=== Source data ===

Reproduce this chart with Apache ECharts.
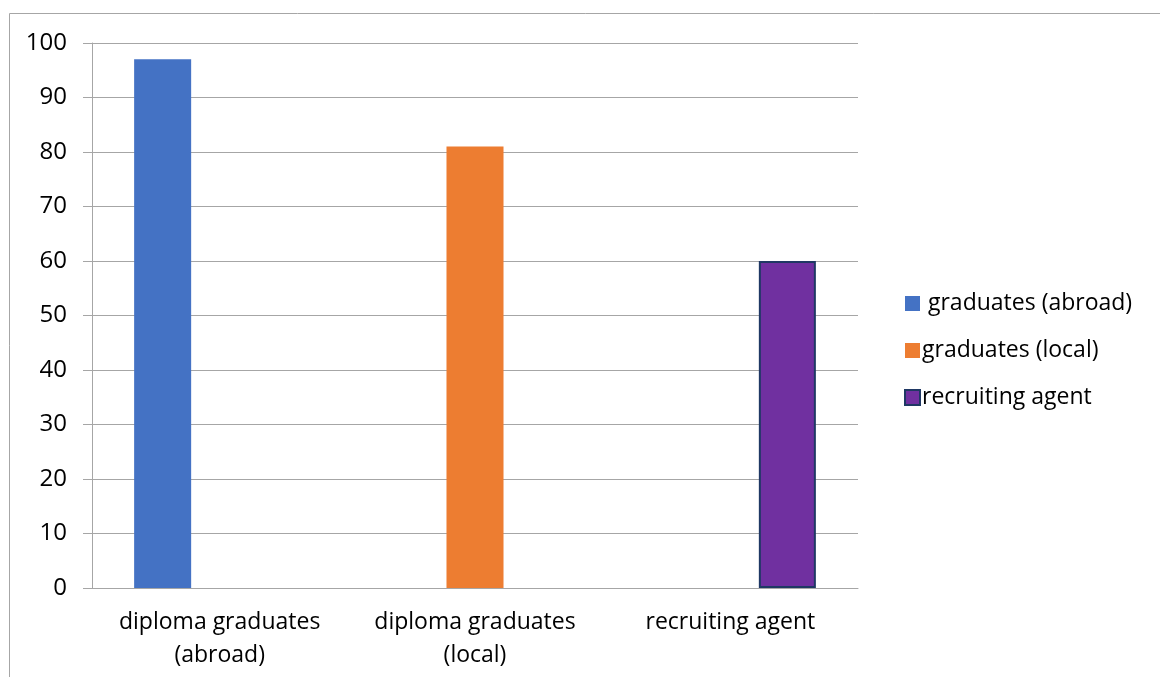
<!DOCTYPE html>
<html>
<head>
<meta charset="utf-8">
<script src="https://cdn.jsdelivr.net/npm/echarts@6/dist/echarts.min.js"></script>
<style>
  html, body { margin: 0; padding: 0; background: #fff; }
  #chart { width: 1160px; height: 677px; }
</style>
</head>
<body>
<div id="chart"></div>
<script>
// categories on the x axis
const categories = ['diploma graduates\n(abroad)', 'diploma graduates\n(local)', 'recruiting agent']
// series values (one bar per category)
const abroadValues = [97, null, null]
const localValues = [null, 81, null]
const agentValues = [null, null, 60]
const seriesNames = [' graduates (abroad)', 'graduates (local)', 'recruiting agent']
// y ticks 0..100 step 10
const yMin = 0
const yMax = 100
const yStep = 10

const font = '"Open Sans", sans-serif'
const myChart = echarts.init(document.getElementById('chart'))
myChart.setOption({
  animation: false,
  textStyle: { fontFamily: font },
  // outer frame of the chart area
  graphic: [{
    type: 'rect',
    shape: { x: 9.5, y: 13.5, width: 1200, height: 700 },
    style: { fill: 'none', stroke: '#a6a6a6', lineWidth: 1 },
    silent: true
  }],
  grid: { left: 92, right: 302, top: 43, bottom: 89 },
  legend: {
    orient: 'vertical',
    left: 899,
    top: 286,
    itemWidth: 15,
    itemHeight: 15,
    itemGap: 22,
    icon: 'rect',
    textStyle: { fontSize: 23, color: '#000', fontFamily: font, lineHeight: 25, padding: [0, 0, 0, -3] },
    data: seriesNames
  },
  xAxis: {
    type: 'category',
    data: categories,
    axisLine: { lineStyle: { color: '#a6a6a6' } },
    axisTick: { alignWithLabel: false, length: 9, lineStyle: { color: '#a6a6a6' } },
    axisLabel: { interval: 0, hideOverlap: false, fontSize: 23, color: '#000', margin: 18, lineHeight: 33, fontFamily: font }
  },
  yAxis: {
    type: 'value',
    min: yMin,
    max: yMax,
    interval: yStep,
    axisLine: { show: true, lineStyle: { color: '#a6a6a6' } },
    axisTick: { show: true, length: 9, lineStyle: { color: '#a6a6a6' } },
    splitLine: { lineStyle: { color: '#a6a6a6' } },
    axisLabel: { fontSize: 24, color: '#000', margin: 25, fontFamily: font }
  },
  series: [
    {
      name: seriesNames[0],
      type: 'bar',
      barGap: '0%',
      barCategoryGap: '33%',
      itemStyle: { color: '#4472C4' },
      data: abroadValues
    },
    {
      name: seriesNames[1],
      type: 'bar',
      barGap: '0%',
      barCategoryGap: '33%',
      itemStyle: { color: '#ED7D31' },
      data: localValues
    },
    {
      name: seriesNames[2],
      type: 'bar',
      barGap: '0%',
      barCategoryGap: '33%',
      itemStyle: { color: '#7030A0', borderColor: '#1F3864', borderWidth: 2 },
      data: agentValues
    }
  ]
})
</script>
</body>
</html>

===

Repeat all of the data above word for word, minus the pictures.

Reproduce this chart with Apache ECharts.
<!DOCTYPE html>
<html>
<head>
<meta charset="utf-8">
<script src="https://cdn.jsdelivr.net/npm/echarts@6/dist/echarts.min.js"></script>
<style>
  html, body { margin: 0; padding: 0; background: #fff; }
  #chart { width: 1160px; height: 677px; }
</style>
</head>
<body>
<div id="chart"></div>
<script>
// categories on the x axis
const categories = ['diploma graduates\n(abroad)', 'diploma graduates\n(local)', 'recruiting agent']
// series values (one bar per category)
const abroadValues = [97, null, null]
const localValues = [null, 81, null]
const agentValues = [null, null, 60]
const seriesNames = [' graduates (abroad)', 'graduates (local)', 'recruiting agent']
// y ticks 0..100 step 10
const yMin = 0
const yMax = 100
const yStep = 10

const font = '"Open Sans", sans-serif'
const myChart = echarts.init(document.getElementById('chart'))
myChart.setOption({
  animation: false,
  textStyle: { fontFamily: font },
  // outer frame of the chart area
  graphic: [{
    type: 'rect',
    shape: { x: 9.5, y: 13.5, width: 1200, height: 700 },
    style: { fill: 'none', stroke: '#a6a6a6', lineWidth: 1 },
    silent: true
  }],
  grid: { left: 92, right: 302, top: 43, bottom: 89 },
  legend: {
    orient: 'vertical',
    left: 899,
    top: 286,
    itemWidth: 15,
    itemHeight: 15,
    itemGap: 22,
    icon: 'rect',
    textStyle: { fontSize: 23, color: '#000', fontFamily: font, lineHeight: 25, padding: [0, 0, 0, -3] },
    data: seriesNames
  },
  xAxis: {
    type: 'category',
    data: categories,
    axisLine: { lineStyle: { color: '#a6a6a6' } },
    axisTick: { alignWithLabel: false, length: 9, lineStyle: { color: '#a6a6a6' } },
    axisLabel: { interval: 0, hideOverlap: false, fontSize: 23, color: '#000', margin: 18, lineHeight: 33, fontFamily: font }
  },
  yAxis: {
    type: 'value',
    min: yMin,
    max: yMax,
    interval: yStep,
    axisLine: { show: true, lineStyle: { color: '#a6a6a6' } },
    axisTick: { show: true, length: 9, lineStyle: { color: '#a6a6a6' } },
    splitLine: { lineStyle: { color: '#a6a6a6' } },
    axisLabel: { fontSize: 24, color: '#000', margin: 25, fontFamily: font }
  },
  series: [
    {
      name: seriesNames[0],
      type: 'bar',
      barGap: '0%',
      barCategoryGap: '33%',
      itemStyle: { color: '#4472C4' },
      data: abroadValues
    },
    {
      name: seriesNames[1],
      type: 'bar',
      barGap: '0%',
      barCategoryGap: '33%',
      itemStyle: { color: '#ED7D31' },
      data: localValues
    },
    {
      name: seriesNames[2],
      type: 'bar',
      barGap: '0%',
      barCategoryGap: '33%',
      itemStyle: { color: '#7030A0', borderColor: '#1F3864', borderWidth: 2 },
      data: agentValues
    }
  ]
})
</script>
</body>
</html>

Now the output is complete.